While he wanted answers to these questions, he was even more interested in corrective action and progress. For Cabrera, the conclusion was simple: Paying women less than men for the same work is wrong and it does not make good business sense, so he put Xactly on a path to stop doing it.
Cabrera changed Xactly’s recruiting procedures, their sales management and promotion processes, and he had HR regularly and consistently measure the extent of any pay bias. Their results demonstrate rapid progress toward equal pay at Xactly.
Similarly, Salesforce’s CEO, Marc Benioff thought he and his company were practicing fair policies. But he wanted the facts, so he had HR examine the compensation of his salespeople. When the facts came out, the bias was again clear. So, Benioff committed $3,000,000 to set his firm on a path toward gender equality.
Suppose you also have a gender pay bias, and it is going to be an expensive fix. What factors will justify spending time on getting the facts for your salesforce and taking the needed steps to fix it? In other words, what makes equal pay good for business?
Equal pay advantage #1: Increase A-players.

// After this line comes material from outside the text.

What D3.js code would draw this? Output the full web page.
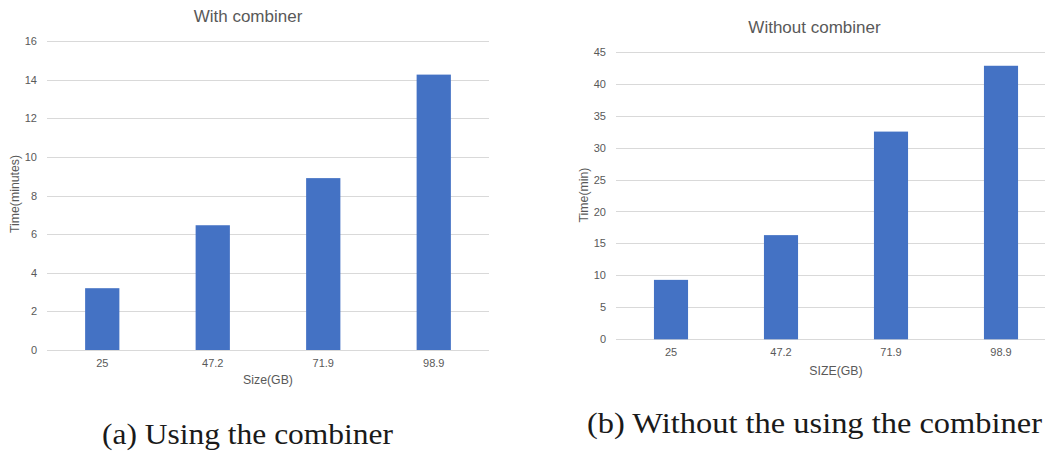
<!DOCTYPE html>
<html>
<head>
<meta charset="utf-8">
<script src="https://cdn.jsdelivr.net/npm/d3@7"></script>
<style>
  html, body { margin: 0; padding: 0; background: #fff; }
  svg { display: block; }
  text { font-family: "Liberation Sans", Arial, sans-serif; }
</style>
</head>
<body>
<svg id="chart" width="1045" height="454"></svg>
<script>
// Data
const categories = ["25", "47.2", "71.9", "98.9"];
const withCombiner = [3.2, 6.46, 8.9, 14.26];
const withoutCombiner = [9.3, 16.3, 32.5, 42.8];
const leftTicks = [0, 2, 4, 6, 8, 10, 12, 14, 16];
const rightTicks = [0, 5, 10, 15, 20, 25, 30, 35, 40, 45];
const leftTitle = "With combiner";
const rightTitle = "Without combiner";
const leftXLabel = "Size(GB)";
const rightXLabel = "SIZE(GB)";
const leftYLabel = "Time(minutes)";
const rightYLabel = "Time(min)";
const captionA = "(a) Using the combiner";
const captionB = "(b) Without the using the combiner";

const svg = d3.select("#chart");
const textColor = "#595959";
const gridColor = "#d9d9d9";
const barColor = "#4472C4";

function drawChart(cfg) {
  const g = svg.append("g");
  const x = d3.scaleBand().domain(categories)
    .range([cfg.left, cfg.right]).paddingInner(0.69).paddingOuter(0.345);
  const y = d3.scaleLinear().domain([0, cfg.max]).range([cfg.bottom, cfg.top]);

  // gridlines
  g.selectAll("line.grid").data(cfg.ticks).join("line")
    .attr("x1", cfg.left).attr("x2", cfg.right)
    .attr("y1", d => Math.round(y(d)) + 0.5).attr("y2", d => Math.round(y(d)) + 0.5)
    .attr("stroke", gridColor).attr("stroke-width", 1.2);

  // y axis labels
  const yAxis = d3.axisLeft(y).tickValues(cfg.ticks).tickSize(0).tickPadding(0);
  const ya = g.append("g").attr("transform", `translate(${cfg.yLabelX},0)`).call(yAxis);
  ya.select(".domain").remove();
  ya.selectAll("text").attr("fill", textColor).style("font-size", "11px")
    .style("font-family", '"Liberation Sans", Arial, sans-serif');

  // bars
  g.selectAll("rect").data(cfg.values).join("rect")
    .attr("x", (d, i) => x(categories[i]))
    .attr("width", x.bandwidth())
    .attr("y", d => y(d))
    .attr("height", d => y(0) - y(d))
    .attr("fill", barColor);

  // x axis labels
  const xAxis = d3.axisBottom(x).tickSize(0).tickPadding(0);
  const xa = g.append("g").attr("transform", `translate(0,${cfg.xLabelY})`).call(xAxis);
  xa.select(".domain").remove();
  xa.selectAll("text").attr("fill", textColor).attr("dy", "0").style("font-size", "11px")
    .style("font-family", '"Liberation Sans", Arial, sans-serif');

  // titles
  g.append("text").attr("x", cfg.titleX).attr("y", cfg.titleY)
    .attr("text-anchor", "middle").attr("fill", textColor)
    .style("font-size", "17px").text(cfg.title);
  g.append("text").attr("x", (cfg.left + cfg.right) / 2).attr("y", cfg.xTitleY)
    .attr("text-anchor", "middle").attr("fill", textColor)
    .style("font-size", "12.3px").text(cfg.xLabel);
  g.append("text")
    .attr("transform", `translate(${cfg.yTitleX},${cfg.yTitleY}) rotate(-90)`)
    .attr("text-anchor", "middle").attr("fill", textColor)
    .style("font-size", "12.3px").text(cfg.yLabel);
}

drawChart({
  left: 47, right: 489, top: 41, bottom: 350, max: 16,
  ticks: leftTicks, values: withCombiner,
  yLabelX: 37, xLabelY: 367,
  title: leftTitle, titleX: 248, titleY: 22,
  xLabel: leftXLabel, xTitleY: 384,
  yLabel: leftYLabel, yTitleX: 19, yTitleY: 194
});

drawChart({
  left: 616, right: 1056, top: 51.7, bottom: 339.3, max: 45,
  ticks: rightTicks, values: withoutCombiner,
  yLabelX: 606, xLabelY: 356,
  title: rightTitle, titleX: 814.5, titleY: 32.5,
  xLabel: rightXLabel, xTitleY: 374.5,
  yLabel: rightYLabel, yTitleX: 587.5, yTitleY: 195
});

// captions
svg.append("text").attr("x", 102).attr("y", 444)
  .attr("textLength", 291).attr("lengthAdjust", "spacingAndGlyphs")
  .style("font-family", '"Liberation Serif", "Times New Roman", serif')
  .style("font-size", "29px").attr("fill", "#1a1a1a").text(captionA);
svg.append("text").attr("x", 587).attr("y", 433)
  .attr("textLength", 455).attr("lengthAdjust", "spacingAndGlyphs")
  .style("font-family", '"Liberation Serif", "Times New Roman", serif')
  .style("font-size", "29px").attr("fill", "#1a1a1a").text(captionB);
</script>
</body>
</html>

Recruiting top-performing women and paying them fairly increases their retention and motivates them to deliver top results. If you only recruit top men, you cut your prospects in half. If you don’t pay your top women fairly, you encourage their turnover, which obviously hurts customers and your results.
Equal pay advantage #2: Women win.
The U.S. Women’s Soccer Team demonstrates how women can be just as aggressive, competitive, and committed to doing whatever it takes to win. Xactly’s research proves this is true: women are slightly better performers than men.
Equal pay advantage #3: Diversity wins.
Diversity breeds creativity. Mono-cultures become sterile, make mistakes, and eventually lose. World Bank data show improved gender parity increases political stability, reduces the likelihood of violent conflict, and increases economic performance.
Try something like this: Go to Singapore where discrimination is illegal. Sit in on a business team comprising a Malaysian, an Indian, a Chinese person, a British ex-pat, and an American ex-pat. You’ll marvel at the number of different issues raised and the variety of solutions proposed. It will be much more creative than the same meeting in New York.
Equal pay advantage #4: Fairness wins.
Get a reputation for being a good place for women to work, and you will have an advantage in recruiting the best long-term prospects (Millennial and Gen Z men and women) and keeping the best performers.
Equal pay advantage # 5: Healthy cultures win.
Your culture will be more equitable, hence more attractive for winners—both women and men.
Pay inequality is widespread, and it needs to end. Fixing it is good business, and good for society. Take decisive action by committing to five steps:
- Get the facts. Have HR do a rigorous study comparing women’s pay and men’s pay controlling for seniority, and position level.
- Set goals. Set a hiring quota of 55% women and 42% men and 3% other and set the goal of equal pay for all groups. Or, set your own targets and move toward a diverse and fairly paid workforce.
- Improve recruiting practices. Have HR create gender-neutral recruiting ads and interview scripts. Have every candidate interviewed by all genders.
- Measure progress. Review progress toward your fair hiring and pay target quarterly. Track changes in salesforce productivity and compare to gender balance and equal pay.
- Celebrate your achievements. Recognize or pay bonuses to managers and executives who help move the needle and achieve your fair pay targets.
It Takes Courage
It took courage for Cabrera and Benioff to get the facts, uncover bias in their organizations, and take action to eliminate it: The kind of courage that makes a CEO great.